Problem to work on -> Transcribe every line exactly and omit anything that is a picture.

Supplied material ->
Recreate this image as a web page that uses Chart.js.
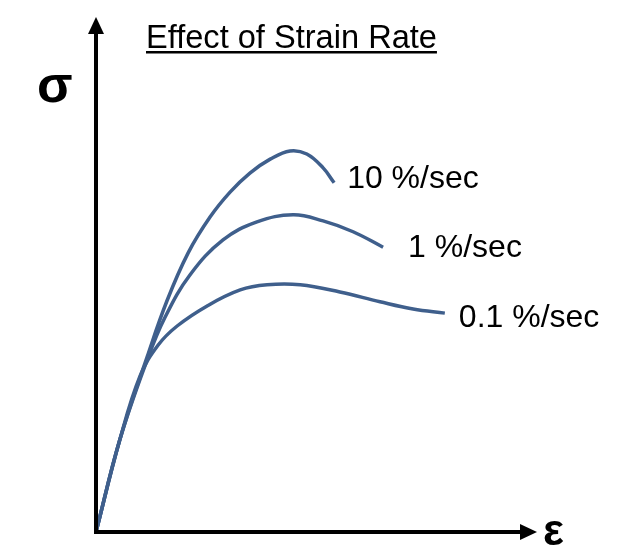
<!DOCTYPE html>
<html>
<head>
<meta charset="utf-8">
<script src="https://cdn.jsdelivr.net/npm/chart.js@4/dist/chart.umd.min.js"></script>
<style>
  html, body { margin: 0; padding: 0; background: #fff; }
  #wrap { width: 630px; height: 547px; position: relative; }
</style>
</head>
<body>
<div id="wrap"><canvas id="c" width="630" height="547"></canvas></div>
<script>
// ---- Data (strain, stress in arbitrary units 0..100) ----
const chartTitle = "Effect of Strain Rate";
const yAxisLabel = "σ";
const xAxisLabel = "ε";
const seriesLabels = ["10 %/sec", "1 %/sec", "0.1 %/sec"];

const strain10 = [0, 5.4, 11.6, 16.1, 20.9, 25.9, 30.4, 34.9, 39.5, 44.0, 47.8, 51.5, 54.0];
const stress10 = [0, 17.9, 34.0, 44.9, 54.2, 61.2, 66.0, 69.7, 72.4, 74.0, 73.4, 70.7, 67.8];

const strain1 = [0, 5.4, 11.6, 15.6, 21.3, 28.8, 36.5, 44.7, 51.5, 58.3, 65.1];
const stress1 = [0, 17.9, 33.4, 41.6, 49.9, 56.7, 60.2, 61.6, 60.4, 58.3, 55.3];

const strain01 = [0, 5.4, 10.0, 14.1, 18.4, 25.2, 32.7, 38.8, 46.3, 55.3, 64.4, 71.9, 79.1];
const stress01 = [0, 17.9, 30.3, 36.3, 40.0, 43.9, 47.0, 48.0, 48.0, 46.6, 44.7, 43.3, 42.5];

function pts(xs, ys) { return xs.map((x, i) => ({ x: x, y: ys[i] })); }

const lineColor = "#3F5F8C";
const FONT = "'Liberation Sans', Arial, sans-serif";

const decor = {
  id: 'decor',
  afterDraw(chart) {
    const ctx = chart.ctx;
    const xs = chart.scales.x, ys = chart.scales.y;
    const x0 = xs.getPixelForValue(0), y0 = ys.getPixelForValue(0);
    const xEnd = xs.getPixelForValue(xs.max), yEnd = ys.getPixelForValue(ys.max);
    ctx.save();
    ctx.strokeStyle = '#000';
    ctx.fillStyle = '#000';
    ctx.lineWidth = 4;
    ctx.lineCap = 'butt';
    ctx.beginPath();
    ctx.moveTo(x0, y0 + 2);
    ctx.lineTo(x0, yEnd + 14);
    ctx.moveTo(x0 - 2, y0);
    ctx.lineTo(xEnd - 14, y0);
    ctx.stroke();
    ctx.beginPath();
    ctx.moveTo(x0, yEnd);
    ctx.lineTo(x0 - 8, yEnd + 17);
    ctx.lineTo(x0 + 8, yEnd + 17);
    ctx.closePath();
    ctx.fill();
    ctx.beginPath();
    ctx.moveTo(xEnd, y0);
    ctx.lineTo(xEnd - 17, y0 - 8);
    ctx.lineTo(xEnd - 17, y0 + 8);
    ctx.closePath();
    ctx.fill();
    ctx.textBaseline = 'alphabetic';
    ctx.textAlign = 'left';
    ctx.font = 'bold 52px ' + FONT;
    ctx.fillText(yAxisLabel, 37, 102);
    ctx.font = 'bold 44px ' + FONT;
    ctx.fillText(xAxisLabel, 543, 545);
    ctx.font = '32.6px ' + FONT;
    ctx.fillText(chartTitle, 146, 48);
    const tw = ctx.measureText(chartTitle).width;
    ctx.fillRect(146, 51, tw, 2.5);
    ctx.font = '32px ' + FONT;
    const offs = [[13, 5], [25, 10], [14, 14]];
    chart.data.datasets.forEach((ds, i) => {
      const meta = chart.getDatasetMeta(i);
      const last = meta.data[meta.data.length - 1];
      ctx.fillText(seriesLabels[i], last.x + offs[i][0], last.y + offs[i][1]);
    });
    ctx.restore();
  }
};

new Chart(document.getElementById('c'), {
  type: 'line',
  data: {
    datasets: [
      { label: seriesLabels[0], data: pts(strain10, stress10) },
      { label: seriesLabels[1], data: pts(strain1, stress1) },
      { label: seriesLabels[2], data: pts(strain01, stress01) }
    ].map(d => Object.assign(d, {
      borderColor: lineColor,
      borderWidth: 3.5,
      pointRadius: 0,
      fill: false,
      tension: 0.4,
      borderCapStyle: 'butt'
    }))
  },
  options: {
    responsive: false,
    animation: false,
    events: [],
    layout: { padding: { left: 96, right: 93, top: 17, bottom: 15 } },
    scales: {
      x: { type: 'linear', min: 0, max: 100, display: false },
      y: { type: 'linear', min: 0, max: 100, display: false }
    },
    plugins: {
      legend: { display: false },
      title: { display: false },
      tooltip: { enabled: false }
    }
  },
  plugins: [decor]
});
</script>
</body>
</html>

Final answer ->
Recreate this image as a web page that uses Chart.js.
<!DOCTYPE html>
<html>
<head>
<meta charset="utf-8">
<script src="https://cdn.jsdelivr.net/npm/chart.js@4/dist/chart.umd.min.js"></script>
<style>
  html, body { margin: 0; padding: 0; background: #fff; }
  #wrap { width: 630px; height: 547px; position: relative; }
</style>
</head>
<body>
<div id="wrap"><canvas id="c" width="630" height="547"></canvas></div>
<script>
// ---- Data (strain, stress in arbitrary units 0..100) ----
const chartTitle = "Effect of Strain Rate";
const yAxisLabel = "σ";
const xAxisLabel = "ε";
const seriesLabels = ["10 %/sec", "1 %/sec", "0.1 %/sec"];

const strain10 = [0, 5.4, 11.6, 16.1, 20.9, 25.9, 30.4, 34.9, 39.5, 44.0, 47.8, 51.5, 54.0];
const stress10 = [0, 17.9, 34.0, 44.9, 54.2, 61.2, 66.0, 69.7, 72.4, 74.0, 73.4, 70.7, 67.8];

const strain1 = [0, 5.4, 11.6, 15.6, 21.3, 28.8, 36.5, 44.7, 51.5, 58.3, 65.1];
const stress1 = [0, 17.9, 33.4, 41.6, 49.9, 56.7, 60.2, 61.6, 60.4, 58.3, 55.3];

const strain01 = [0, 5.4, 10.0, 14.1, 18.4, 25.2, 32.7, 38.8, 46.3, 55.3, 64.4, 71.9, 79.1];
const stress01 = [0, 17.9, 30.3, 36.3, 40.0, 43.9, 47.0, 48.0, 48.0, 46.6, 44.7, 43.3, 42.5];

function pts(xs, ys) { return xs.map((x, i) => ({ x: x, y: ys[i] })); }

const lineColor = "#3F5F8C";
const FONT = "'Liberation Sans', Arial, sans-serif";

const decor = {
  id: 'decor',
  afterDraw(chart) {
    const ctx = chart.ctx;
    const xs = chart.scales.x, ys = chart.scales.y;
    const x0 = xs.getPixelForValue(0), y0 = ys.getPixelForValue(0);
    const xEnd = xs.getPixelForValue(xs.max), yEnd = ys.getPixelForValue(ys.max);
    ctx.save();
    ctx.strokeStyle = '#000';
    ctx.fillStyle = '#000';
    ctx.lineWidth = 4;
    ctx.lineCap = 'butt';
    ctx.beginPath();
    ctx.moveTo(x0, y0 + 2);
    ctx.lineTo(x0, yEnd + 14);
    ctx.moveTo(x0 - 2, y0);
    ctx.lineTo(xEnd - 14, y0);
    ctx.stroke();
    ctx.beginPath();
    ctx.moveTo(x0, yEnd);
    ctx.lineTo(x0 - 8, yEnd + 17);
    ctx.lineTo(x0 + 8, yEnd + 17);
    ctx.closePath();
    ctx.fill();
    ctx.beginPath();
    ctx.moveTo(xEnd, y0);
    ctx.lineTo(xEnd - 17, y0 - 8);
    ctx.lineTo(xEnd - 17, y0 + 8);
    ctx.closePath();
    ctx.fill();
    ctx.textBaseline = 'alphabetic';
    ctx.textAlign = 'left';
    ctx.font = 'bold 52px ' + FONT;
    ctx.fillText(yAxisLabel, 37, 102);
    ctx.font = 'bold 44px ' + FONT;
    ctx.fillText(xAxisLabel, 543, 545);
    ctx.font = '32.6px ' + FONT;
    ctx.fillText(chartTitle, 146, 48);
    const tw = ctx.measureText(chartTitle).width;
    ctx.fillRect(146, 51, tw, 2.5);
    ctx.font = '32px ' + FONT;
    const offs = [[13, 5], [25, 10], [14, 14]];
    chart.data.datasets.forEach((ds, i) => {
      const meta = chart.getDatasetMeta(i);
      const last = meta.data[meta.data.length - 1];
      ctx.fillText(seriesLabels[i], last.x + offs[i][0], last.y + offs[i][1]);
    });
    ctx.restore();
  }
};

new Chart(document.getElementById('c'), {
  type: 'line',
  data: {
    datasets: [
      { label: seriesLabels[0], data: pts(strain10, stress10) },
      { label: seriesLabels[1], data: pts(strain1, stress1) },
      { label: seriesLabels[2], data: pts(strain01, stress01) }
    ].map(d => Object.assign(d, {
      borderColor: lineColor,
      borderWidth: 3.5,
      pointRadius: 0,
      fill: false,
      tension: 0.4,
      borderCapStyle: 'butt'
    }))
  },
  options: {
    responsive: false,
    animation: false,
    events: [],
    layout: { padding: { left: 96, right: 93, top: 17, bottom: 15 } },
    scales: {
      x: { type: 'linear', min: 0, max: 100, display: false },
      y: { type: 'linear', min: 0, max: 100, display: false }
    },
    plugins: {
      legend: { display: false },
      title: { display: false },
      tooltip: { enabled: false }
    }
  },
  plugins: [decor]
});
</script>
</body>
</html>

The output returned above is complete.